There are several basic problems with this standard view of contingent debt. The first is that, counterintuitively, a contingent liability can cause a much larger opportunistic wealth transfer than will a fixed liability of equal face value. This is because a firm that incurs a $100 fixed liability (such as by taking out a loan) typically receives close to $100 in new assets (the loan proceeds) in exchange. And those new assets mostly neutralize the fixed liability’s dilutive effect on the firm’s unsecured creditors. But when a firm incurs a $100 contingent liability that is, for example, only 10% likely to come due, the firm will receive in exchange new assets worth no more than $10. And, if the contingent liability is especially likely to be triggered when the firm is insolvent, this mismatch between the new assets and the liability’s $100 face value greatly reduces the unsecured creditors’ expected recoveries.

There is a second important reason that contingent liabilities present the larger opportunism hazard.
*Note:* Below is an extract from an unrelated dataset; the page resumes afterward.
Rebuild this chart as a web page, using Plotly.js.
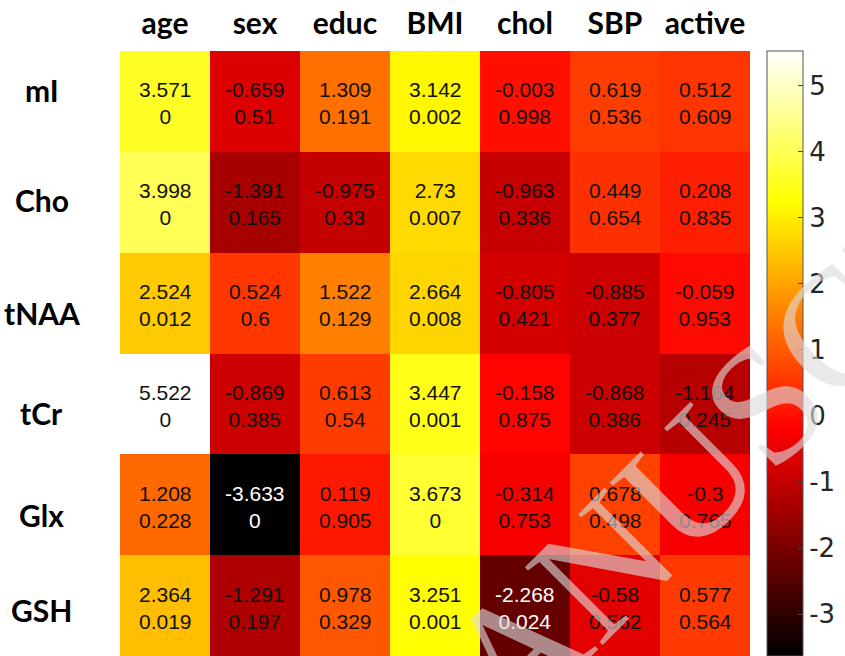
<!DOCTYPE html>
<html>
<head>
<meta charset="utf-8">
<script src="https://cdn.plot.ly/plotly-3.0.1.min.js"></script>
<style>
  html, body { margin: 0; padding: 0; background: #fff; }
  #chart { width: 845px; height: 656px; }
</style>
</head>
<body>
<div id="chart"></div>
<script>
// Metabolites (rows) and covariates (columns)
const metabolites = ['mI', 'Cho', 'tNAA', 'tCr', 'Glx', 'GSH'];
const covariates = ['age', 'sex', 'educ', 'BMI', 'chol', 'SBP', 'active'];

// t-statistics, one array per metabolite
const tMI   = [3.571, -0.659, 1.309, 3.142, -0.003, 0.619, 0.512];
const tCho  = [3.998, -1.391, -0.975, 2.73, -0.963, 0.449, 0.208];
const tNAA  = [2.524, 0.524, 1.522, 2.664, -0.805, -0.885, -0.059];
const tCr   = [5.522, -0.869, 0.613, 3.447, -0.158, -0.868, -1.164];
const tGlx  = [1.208, -3.633, 0.119, 3.673, -0.314, 0.678, -0.3];
const tGSH  = [2.364, -1.291, 0.978, 3.251, -2.268, -0.58, 0.577];

// p-values, one array per metabolite
const pMI   = [0, 0.51, 0.191, 0.002, 0.998, 0.536, 0.609];
const pCho  = [0, 0.165, 0.33, 0.007, 0.336, 0.654, 0.835];
const pNAA  = [0.012, 0.6, 0.129, 0.008, 0.421, 0.377, 0.953];
const pCr   = [0, 0.385, 0.54, 0.001, 0.875, 0.386, 0.245];
const pGlx  = [0.228, 0, 0.905, 0, 0.753, 0.498, 0.765];
const pGSH  = [0.019, 0.197, 0.329, 0.001, 0.024, 0.562, 0.564];

// Colorbar ticks (plain hyphen minus signs)
const cbTicks = [-3, -2, -1, 0, 1, 2, 3, 4, 5];
const cbTickText = cbTicks.map(v => String(v));

const tRows = [tMI, tCho, tNAA, tCr, tGlx, tGSH];
const pRows = [pMI, pCho, pNAA, pCr, pGlx, pGSH];

// Hand-tuned vertical nudges (px) for the row names
const rowNameShift = [11, 2, -10, -9, -10, -4];

// MATLAB-style "hot" colormap
const hot = [
  [0, 'rgb(0,0,0)'],
  [0.375, 'rgb(255,0,0)'],
  [0.75, 'rgb(255,255,0)'],
  [1, 'rgb(255,255,255)']
];

const cbFont = { family: 'DejaVu Sans, Liberation Sans, sans-serif', size: 26, color: '#262626' };

const heat = {
  type: 'heatmap',
  x: covariates,
  y: metabolites,
  z: tRows,
  colorscale: hot,
  showscale: true,
  hoverinfo: 'skip',
  colorbar: {
    x: 1.027, xanchor: 'left', xref: 'paper',
    y: 0, yanchor: 'bottom', len: 1.0, lenmode: 'fraction',
    thickness: 36, thicknessmode: 'pixels',
    outlinecolor: '#555', outlinewidth: 1,
    tickmode: 'array', tickvals: cbTicks, ticktext: cbTickText,
    ticks: 'inside', ticklen: 5, tickcolor: '#444', tickwidth: 1,
    tickfont: cbFont,
    xpad: 0, ypad: 0
  }
};

// Cell labels: t-statistic over p-value
const annotations = [];
metabolites.forEach((m, i) => {
  covariates.forEach((c, j) => {
    const t = tRows[i][j];
    annotations.push({
      x: c, y: m, xref: 'x', yref: 'y', yshift: -2,
      text: String(t) + '<br>' + String(pRows[i][j]),
      showarrow: false,
      font: { family: 'Liberation Sans, Arial, sans-serif', size: 21, color: t < -2 ? '#ffffff' : '#111111' }
    });
  });
  // Row names, centred in the left margin
  annotations.push({
    x: -0.124, xref: 'paper', y: m, yref: 'y', yshift: rowNameShift[i],
    xanchor: 'center', text: m, showarrow: false,
    font: { family: 'Lato, Open Sans, sans-serif', size: 30, color: '#000', weight: 'bold' }
  });
});

// Faint diagonal watermark
annotations.push({
  x: 1.0, y: 0.395, xref: 'paper', yref: 'paper',
  xanchor: 'center', yanchor: 'middle',
  text: 'MANUSCRIPT', textangle: -45, showarrow: false,
  font: { family: 'Liberation Serif, Times New Roman, serif', size: 168, color: 'rgba(220,220,220,0.62)' }
});

const layout = {
  width: 845, height: 656,
  margin: { l: 120, r: 95, t: 51, b: 0, pad: 0 },
  paper_bgcolor: '#fff', plot_bgcolor: '#fff',
  font: cbFont,
  showlegend: false,
  xaxis: {
    side: 'top', type: 'category',
    showgrid: false, zeroline: false, showline: false, ticks: '',
    ticklabelstandoff: 10,
    tickfont: { family: 'Lato, Open Sans, sans-serif', size: 30, color: '#000', weight: 'bold' }
  },
  yaxis: {
    type: 'category', autorange: 'reversed',
    showgrid: false, zeroline: false, showline: false, ticks: '',
    showticklabels: false
  },
  annotations: annotations
};

Plotly.newPlot('chart', [heat], layout, { staticPlot: true, displayModeBar: false });
</script>
</body>
</html>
To use fixed liabilities to capture wealth from unsecured creditors, a firm increases its leverage (i.e., it substitutes debt for equity). But higher leverage makes returns on equity more volatile, meaning that shareholders must bear greater risk to capture higher returns. And this same tradeoff is an inescapable feature of asset substitution, a form of shareholder opportunism whereby a firm exchanges low-variance assets for high-variance assets. By contrast, I show that the volatility of equity returns often falls as the correlation between a firm’s contingent liabilities and insolvency risk rises. Correlation-seeking is thus especially pernicious, because it frequently avoids a risk-return tradeoff that tends to make other forms of shareholder opportunism self-limiting.

Finally, a view that conflates fixed and contingent liabilities is problematic because the opportunism mechanisms are different for each. What matters with fixed liabilities is their total face amount relative to the firm’s equity value. The higher this ratio, the greater the degree to which losses are borne by the firm’s creditors. By contrast, a contract that creates a contingent liability with even a relatively large face (or “notional”) value can either benefit or harm a firm’s unsecured creditors, depending on whether the correlation between the contingency and the firm’s insolvency risk is negative or positive. Legal rules that consider only a contingent liability’s face amount, and ignore correlations, will thus produce results almost totally unrelated to the actual opportunism hazard.

The failure by lawmakers to recognize the pivotal role of correlation in the economics of contingent debt is a major shortcoming of traditional creditor protection doctrines such as fraudulent conveyance law. And it also mars the Administration’s proposed Over-the-Counter Derivatives Markets Act of 2009, which similarly takes little account of matters of correlation. Rather, that bill relies on standard measures for preventing overuse of fixed debt, such as higher capital and collateral requirements. Under the Administration’s proposed approach, the costs of using all derivative contracts would rise, but firms could still engage in the type of opportunism that creates the risk of another AIG in the future.

To prevent the high social costs of correlation-seeking, legal rules for contingent debt need to be fundamentally rethought. A powerful first step would be the repeal of the Bankruptcy Code exemptions that now give derivative counterparties priority over an insolvent firm’s other unsecured creditors. Those exemptions undermine the incentive for counterparties to monitor to prevent correlation-seeking, even though their sophistication would make them better monitors than most other creditors. Reform of this type is especially important because the bailouts of large financial institutions have further undermined creditor monitoring incentives by shifting the consequences of correlation-seeking onto another group of unsecured “creditors”: U.S. taxpayers. To the extent market participants perceive that a precedent has been set for more bailouts in the future, correlation-seeking is a bigger hazard than ever.